While few lament the passing of the era of generic white-glazed-brick wedding-cake apartment houses from the 1950s and '60s, such buildings did have the distinction of being shaped by a clear idea of public benefit'light and air on the street, for example'and ranked the value of ensemble over today's narcissism of big differences. Back in the postwar years, there was an implicit consensus between the municipality and private developers that there would be great efforts to build for both the middle class (including returning veterans) and for the poor.

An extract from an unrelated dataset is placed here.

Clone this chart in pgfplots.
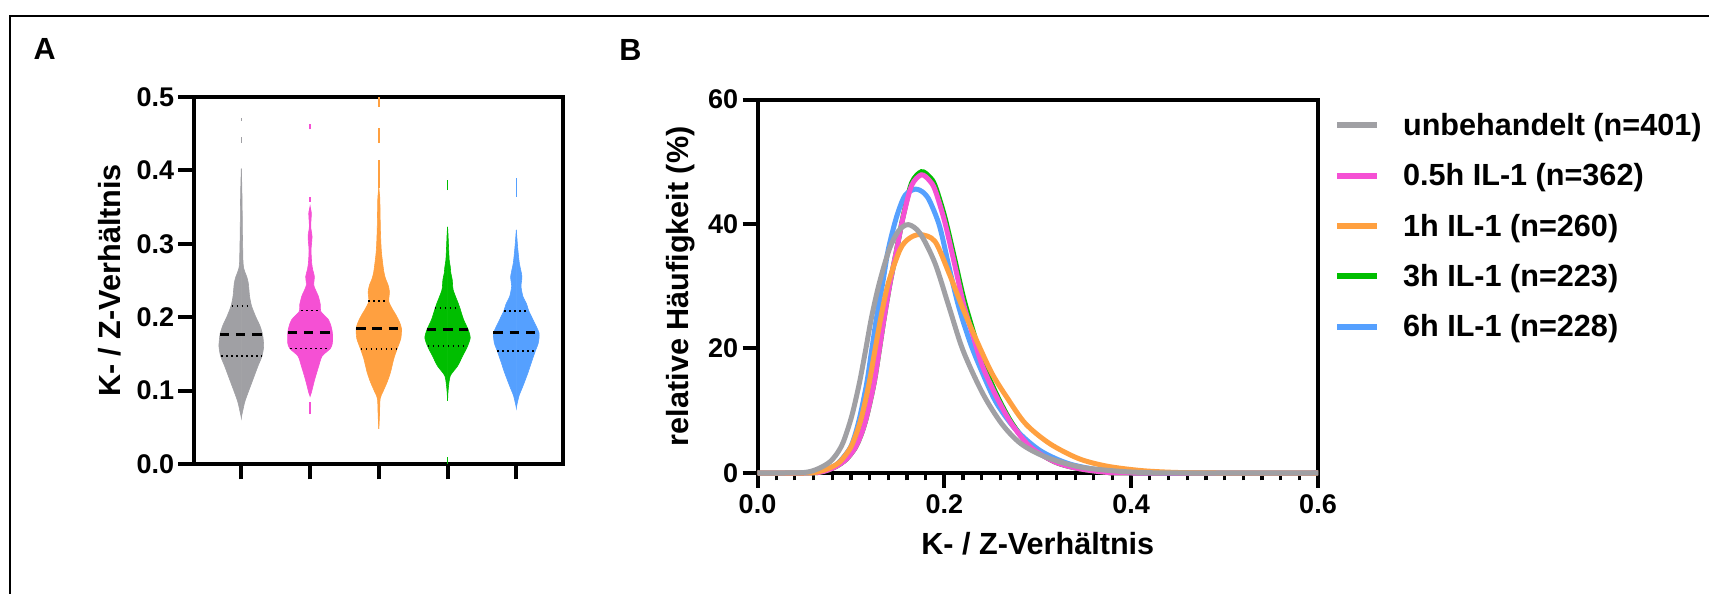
\documentclass[border=0pt]{standalone}
\usepackage{fontspec}
\setmainfont{Liberation Sans}
\usepackage{pgfplots}
\pgfplotsset{compat=1.18}
\usepackage{pgfplotstable}

\definecolor{cgray}{RGB}{160,160,164}
\definecolor{cpink}{RGB}{245,80,212}
\definecolor{corange}{RGB}{255,160,64}
\definecolor{cgreen}{RGB}{0,190,0}
\definecolor{cblue}{RGB}{85,160,255}

\newcommand{\tickfont}{\fontsize{13.5bp}{16bp}\selectfont\bfseries}
\newcommand{\labfont}{\fontsize{15.3bp}{18bp}\selectfont\bfseries}

% violin profiles: value v, half width w (in category units)
\pgfplotstableread{
v w
0.0633 0
0.0837 0.048
0.097 0.097
0.1153 0.170
0.1334 0.242
0.147 0.301
0.1606 0.325
0.176 0.310
0.188 0.272
0.201 0.208
0.215 0.150
0.228 0.121
0.2465 0.102
0.2555 0.078
0.260 0.058
0.267 0.034
0.275 0.025
0.287 0.022
0.310 0.017
0.330 0.0145
0.355 0.012
0.380 0.007
0.4025 0
}\vgray
\pgfplotstableread{
v w
0.0927 0
0.0972 0.019
0.1153 0.068
0.1334 0.126
0.147 0.175
0.1574 0.296
0.165 0.325
0.1787 0.325
0.1877 0.305
0.1967 0.267
0.208 0.155
0.217 0.150
0.2284 0.121
0.2375 0.078
0.2442 0.053
0.2555 0.063
0.2646 0.039
0.2736 0.024
0.2917 0.0145
0.3098 0.029
0.3234 0.0097
0.3415 0.019
0.3505 0
}\vpink
\pgfplotstableread{
v w
0.0478 0
0.066 0.0097
0.0888 0.019
0.098 0.058
0.1116 0.121
0.125 0.170
0.1434 0.218
0.157 0.267
0.1708 0.320
0.1844 0.330
0.1935 0.300
0.2026 0.252
0.2117 0.194
0.2217 0.145
0.2345 0.155
0.2436 0.136
0.2527 0.097
0.262 0.073
0.280 0.048
0.294 0.034
0.3165 0.024
0.339 0.019
0.362 0.0145
0.376 0
}\vorange
\pgfplotstableread{
v w
0.086 0
0.1018 0.0097
0.120 0.039
0.1334 0.145
0.147 0.218
0.1606 0.291
0.172 0.330
0.183 0.300
0.1967 0.233
0.2126 0.179
0.219 0.155
0.237 0.082
0.251 0.068
0.260 0.048
0.269 0.039
0.278 0.024
0.296 0.0145
0.3125 0.007
0.323 0
}\vgreen
\pgfplotstableread{
v w
0.0769 0
0.0927 0.039
0.1063 0.097
0.1244 0.170
0.138 0.218
0.1538 0.276
0.165 0.320
0.1787 0.330
0.1967 0.242
0.208 0.184
0.219 0.145
0.228 0.097
0.242 0.068
0.2555 0.082
0.2736 0.044
0.296 0.019
0.319 0
}\vblue

\begin{document}
\begin{tikzpicture}
\path[use as bounding box] (0,0) rectangle (854.5bp,297bp);
\draw[line width=1.2bp] (5bp,-2bp) -- (5bp,289bp) -- (858bp,289bp);
\node[anchor=base west, inner sep=0pt, font=\labfont] at (16.65bp,267bp) {A};
\node[anchor=base west, inner sep=0pt, font=\labfont] at (309.5bp,266.5bp) {B};

% ---------------- Panel A: violins ----------------
\begin{axis}[
  at={(97bp,65bp)}, anchor=south west,
  scale only axis, width=184.25bp, height=183.5bp,
  xmin=0.312, xmax=5.672, ymin=0, ymax=0.5,
  xtick={1,2,3,4,5}, xticklabels={},
  ytick={0,0.1,0.2,0.3,0.4,0.5},
  tick pos=left, tick align=outside, major tick length=7.75bp,
  axis line style={line width=2bp},
  tick style={line width=2bp, black},
  /pgf/number format/assume math mode=true,
  tick label style={font=\tickfont},
  y tick label style={/pgf/number format/fixed, /pgf/number format/fixed zerofill, /pgf/number format/precision=1, inner xsep=2bp},
  ylabel={K- / Z-Verhältnis},
  ylabel style={font=\labfont, at={(axis description cs:-0.2008,0.5)}, anchor=base},
  vio/.style={fill=#1, draw=#1, line width=0.3bp, smooth, tension=0.4, forget plot},
]
% each violin: right half and left half, each closed along the centre line
\addplot[vio=cgray] table[x expr=1+\thisrow{w}, y=v]{\vgray} -- cycle;
\addplot[vio=cgray] table[x expr=1-\thisrow{w}, y=v]{\vgray} -- cycle;
\addplot[vio=cpink] table[x expr=2+\thisrow{w}, y=v]{\vpink} -- cycle;
\addplot[vio=cpink] table[x expr=2-\thisrow{w}, y=v]{\vpink} -- cycle;
\addplot[vio=corange] table[x expr=3+\thisrow{w}, y=v]{\vorange} -- cycle;
\addplot[vio=corange] table[x expr=3-\thisrow{w}, y=v]{\vorange} -- cycle;
\addplot[vio=cgreen] table[x expr=4+\thisrow{w}, y=v]{\vgreen} -- cycle;
\addplot[vio=cgreen] table[x expr=4-\thisrow{w}, y=v]{\vgreen} -- cycle;
\addplot[vio=cblue] table[x expr=5+\thisrow{w}, y=v]{\vblue} -- cycle;
\addplot[vio=cblue] table[x expr=5-\thisrow{w}, y=v]{\vblue} -- cycle;

% isolated thin segments (single outlying values)
\addplot[cgray, line width=0.8bp, forget plot] coordinates {(1,0.438) (1,0.446)};
\addplot[cgray, line width=0.8bp, forget plot] coordinates {(1,0.467) (1,0.472)};
\addplot[cpink, line width=0.8bp, forget plot] coordinates {(2,0.357) (2,0.364)};
\addplot[cpink, line width=0.8bp, forget plot] coordinates {(2,0.456) (2,0.463)};
\addplot[cpink, line width=0.8bp, forget plot] coordinates {(2,0.068) (2,0.084)};
\addplot[corange, line width=0.8bp, forget plot] coordinates {(3,0.376) (3,0.414)};
\addplot[corange, line width=0.8bp, forget plot] coordinates {(3,0.437) (3,0.458)};
\addplot[corange, line width=0.8bp, forget plot] coordinates {(3,0.487) (3,0.5)};
\addplot[cgreen, line width=0.8bp, forget plot] coordinates {(4,0.373) (4,0.387)};
\addplot[cgreen, line width=0.8bp, forget plot] coordinates {(4,0.0) (4,0.009)};
\addplot[cblue, line width=0.8bp, forget plot] coordinates {(5,0.364) (5,0.389)};

% medians (dashed) and quartiles (dotted)
\addplot[black, line width=1.6bp, dash pattern=on 4.8bp off 3.3bp, forget plot] coordinates {(0.685,0.176) (1.315,0.176)};
\addplot[black, line width=0.9bp, dash pattern=on 0.9bp off 1.6bp, forget plot] coordinates {(0.86,0.215) (1.126,0.215)};
\addplot[black, line width=0.9bp, dash pattern=on 0.9bp off 1.6bp, forget plot] coordinates {(0.707,0.147) (1.293,0.147)};
\addplot[black, line width=1.6bp, dash pattern=on 4.8bp off 3.3bp, forget plot] coordinates {(1.673,0.1787) (2.327,0.1787)};
\addplot[black, line width=0.9bp, dash pattern=on 0.9bp off 1.6bp, forget plot] coordinates {(1.864,0.209) (2.116,0.209)};
\addplot[black, line width=0.9bp, dash pattern=on 0.9bp off 1.6bp, forget plot] coordinates {(1.71,0.1574) (2.29,0.1574)};
\addplot[black, line width=1.6bp, dash pattern=on 4.8bp off 3.3bp, forget plot] coordinates {(2.67,0.1844) (3.33,0.1844)};
\addplot[black, line width=0.9bp, dash pattern=on 0.9bp off 1.6bp, forget plot] coordinates {(2.85,0.2217) (3.116,0.2217)};
\addplot[black, line width=0.9bp, dash pattern=on 0.9bp off 1.6bp, forget plot] coordinates {(2.735,0.157) (3.265,0.157)};
\addplot[black, line width=1.6bp, dash pattern=on 4.8bp off 3.3bp, forget plot] coordinates {(3.697,0.183) (4.303,0.183)};
\addplot[black, line width=0.9bp, dash pattern=on 0.9bp off 1.6bp, forget plot] coordinates {(3.811,0.2126) (4.15,0.2126)};
\addplot[black, line width=0.9bp, dash pattern=on 0.9bp off 1.6bp, forget plot] coordinates {(3.71,0.1606) (4.29,0.1606)};
\addplot[black, line width=1.6bp, dash pattern=on 4.8bp off 3.3bp, forget plot] coordinates {(4.668,0.1787) (5.332,0.1787)};
\addplot[black, line width=0.9bp, dash pattern=on 0.9bp off 1.6bp, forget plot] coordinates {(4.825,0.208) (5.165,0.208)};
\addplot[black, line width=0.9bp, dash pattern=on 0.9bp off 1.6bp, forget plot] coordinates {(4.725,0.1538) (5.275,0.1538)};
\end{axis}

% ---------------- Panel B: density curves ----------------
\begin{axis}[
  at={(378.75bp,60.5bp)}, anchor=south west,
  scale only axis, width=280.25bp, height=186.75bp,
  xmin=0, xmax=0.6, ymin=0, ymax=60,
  xtick={0,0.2,0.4,0.6}, minor x tick num=9,
  ytick={0,20,40,60},
  tick pos=left, tick align=outside,
  major tick length=7.5bp, minor tick length=3.7bp,
  axis line style={line width=2bp},
  tick style={line width=2bp, black},
  minor tick style={line width=1.6bp},
  /pgf/number format/assume math mode=true,
  tick label style={font=\tickfont},
  x tick label style={/pgf/number format/fixed, /pgf/number format/fixed zerofill, /pgf/number format/precision=1},
  y tick label style={inner xsep=2bp},
  xlabel={K- / Z-Verhältnis},
  xlabel style={font=\labfont, at={(axis description cs:0.5,-0.218)}, anchor=base},
  ylabel={relative Häufigkeit (\%)},
  ylabel style={font=\labfont, at={(axis description cs:-0.124,0.5)}, anchor=base},
  clip=false,
  legend style={at={(1,1)}, anchor=north west, xshift=8bp, yshift=-6.75bp,
    draw=none, fill=none, inner sep=0pt, font=\labfont,
    row sep=10.65bp, column sep=11.35bp,
    nodes={inner sep=0pt, text height=11bp, text depth=3.5bp}},
  legend cell align=left,
  legend image code/.code={\draw[#1] (0bp,1.25bp) -- (20bp,1.25bp);},
]
\addlegendimage{cgray, line width=3bp}
\addlegendentry{unbehandelt (n=401)}
\addlegendimage{cpink, line width=3bp}
\addlegendentry{0.5h IL-1 (n=362)}
\addlegendimage{corange, line width=3bp}
\addlegendentry{1h IL-1 (n=260)}
\addlegendimage{cgreen, line width=3bp}
\addlegendentry{3h IL-1 (n=223)}
\addlegendimage{cblue, line width=3bp}
\addlegendentry{6h IL-1 (n=228)}

\addplot[cgreen, line width=2.5bp, smooth, tension=0.5, forget plot] coordinates {
(0,0)(0.05,0)(0.066,0.1)(0.076,0.5)(0.0848,1.1)(0.095,2.2)(0.1044,4.0)(0.111,6.2)(0.1169,9.1)(0.1247,14.4)(0.1304,19.8)(0.1358,25.1)(0.1419,30.5)(0.149,35.9)(0.156,41.3)(0.165,46.6)(0.1754,48.4)(0.184,47.6)(0.19,46.2)(0.2,41.4)(0.21,35.1)(0.2205,28.2)(0.231,22.7)(0.241,17.8)(0.256,12.6)(0.272,8.1)(0.292,4.3)(0.318,1.8)(0.344,0.7)(0.374,0.1)(0.4,0)(0.6,0)};
\addplot[cblue, line width=2.5bp, smooth, tension=0.5, forget plot] coordinates {
(0,0)(0.045,0)(0.06,0.1)(0.072,0.5)(0.085,1.4)(0.0983,3.8)(0.104,5.9)(0.1097,9.1)(0.1169,14.4)(0.1223,19.8)(0.1276,25.1)(0.134,30.5)(0.14,35.9)(0.149,41.2)(0.158,44.6)(0.169,45.6)(0.178,45.0)(0.1846,43.6)(0.195,39.6)(0.205,33.1)(0.2154,26.7)(0.228,20.8)(0.241,16.0)(0.256,11.2)(0.277,6.9)(0.3026,3.6)(0.333,1.5)(0.369,0.4)(0.4,0.05)(0.43,0)(0.6,0)};
\addplot[cpink, line width=2.5bp, smooth, tension=0.5, forget plot] coordinates {
(0,0)(0.05,0)(0.066,0.1)(0.076,0.5)(0.0848,1.1)(0.095,2.2)(0.1044,4.0)(0.111,6.2)(0.1169,9.1)(0.1247,14.4)(0.1304,19.8)(0.1358,25.1)(0.1419,30.5)(0.149,35.9)(0.156,41.2)(0.165,46.2)(0.1754,47.9)(0.184,47.0)(0.19,45.5)(0.2,40.6)(0.21,34.2)(0.2205,27.2)(0.231,21.9)(0.241,17.1)(0.256,12.2)(0.272,7.9)(0.292,4.2)(0.318,1.8)(0.344,0.7)(0.374,0.1)(0.4,0)(0.6,0)};
\addplot[corange, line width=2.5bp, smooth, tension=0.5, forget plot] coordinates {
(0,0)(0.05,0)(0.062,0.1)(0.072,0.5)(0.08,1.0)(0.0883,1.8)(0.099,3.9)(0.105,6.0)(0.1116,9.1)(0.1194,14.4)(0.1258,19.8)(0.1322,25.1)(0.14,30.5)(0.1526,35.9)(0.1625,37.7)(0.1744,38.3)(0.19,37.2)(0.205,32.1)(0.2205,26.2)(0.236,20.8)(0.251,16.0)(0.2667,12.2)(0.287,7.9)(0.313,4.7)(0.344,2.3)(0.374,1.1)(0.41,0.4)(0.446,0.1)(0.49,0)(0.6,0)};
\addplot[cgray, line width=2.5bp, smooth, tension=0.5, forget plot] coordinates {
(0,0)(0.03,0)(0.048,0.05)(0.058,0.3)(0.068,0.9)(0.0776,1.8)(0.085,3.1)(0.0919,5.0)(0.1008,9.1)(0.109,14.4)(0.1158,19.8)(0.1222,25.1)(0.1304,30.5)(0.141,35.9)(0.151,38.9)(0.1615,39.9)(0.174,38.5)(0.19,33.7)(0.205,26.7)(0.22,19.7)(0.241,12.8)(0.2615,7.9)(0.282,4.7)(0.308,2.6)(0.344,1.0)(0.385,0.3)(0.42,0.05)(0.46,0)(0.6,0)};
\end{axis}
\end{tikzpicture}
\end{document}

The 'projects' constructed by the New York City Housing Authority and enormous complexes like Stuyvesant Town or Parkchester were essentially indistinguishable as architectures. Say what you will about 'towers in the park,' but such developments were predicated in egalitarianism, altogether different from towers looming over the park. While it's a mistake to think that this problematically uniform planning was ever the sine qua non of the good city, it did represent an idea about the shared one, about values in common, about convergence. We no longer mind the gap.